Turning lastly to defendants' counterclaims under sections 353 and 358 of the New York Banking Law, we conclude that Special Term correctly found them to be lacking in merit. While section 353 incorporates the Federal Truth in Lending Act and regulation Z to the extent of requiring the disclosure of all items required to be disclosed by said act and regulation, the penalty for a violation of section 353 under State law is much more severe than the penalty provided in the Federal statute. Pursuant to section 358, one who violates section 353 is guilty of a misdemeanor. This results in the invalidation of the underlying debt which is, thereby, rendered uncollectible. Contrary to the situation under the Federal Truth in Lending Act wherein the disclosure requirements involving possible civil penalties are liberally construed in favor of the borrower (Mourning v Family Pub. Serv., 411 U.S. 356), we would, in light of the extreme penalty, more strictly interpret State law. In order for the drastic sanctions under section 358 to be imposed, the violation of section 353 must be "clearly within the plain intention of the statute" (Di Nome v Personal Fin. Co. of N.Y., 291 N.Y. 250, 253). In our view, the improper disclosure statement here was not so blatant or substantial a violation of section 353 as to warrant the total invalidation of the debt.

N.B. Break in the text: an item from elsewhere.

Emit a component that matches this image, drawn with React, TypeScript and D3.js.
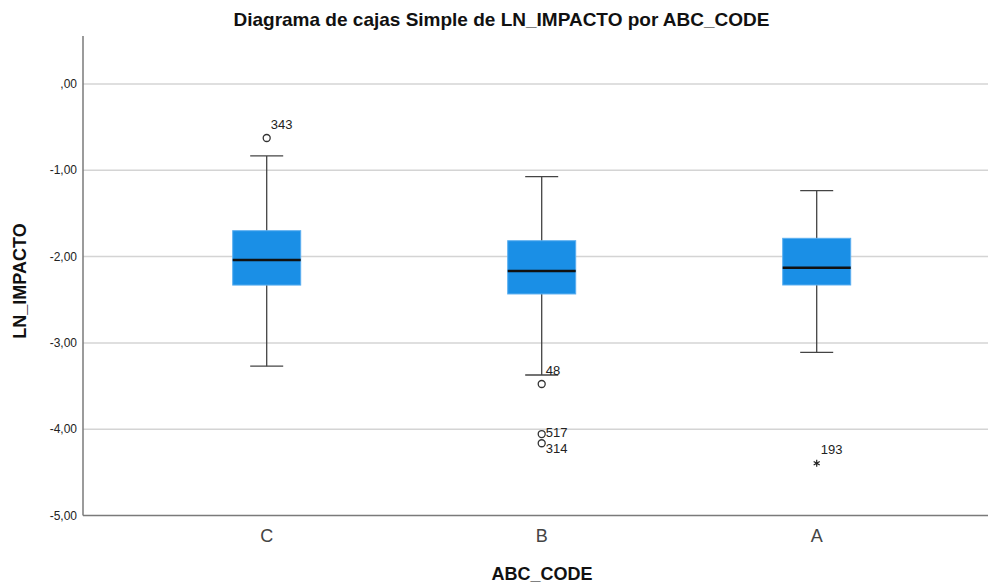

The order and judgment should be modified, on the law, so as to grant defendants summary judgment on their second counterclaim in the amount of twice the finance charge, i.e., $866.04, and, as so modified, affirmed, without costs.
MAHONEY, P.J., MIKOLL and HERLIHY, JJ., concur; GREENBLOTT, J., not taking part.
Order and judgment modified, on the law, so as to grant defendants summary judgment on their second counterclaim in the amount of twice the finance charge, i.e., $866.04, and, as so modified, affirmed, without costs.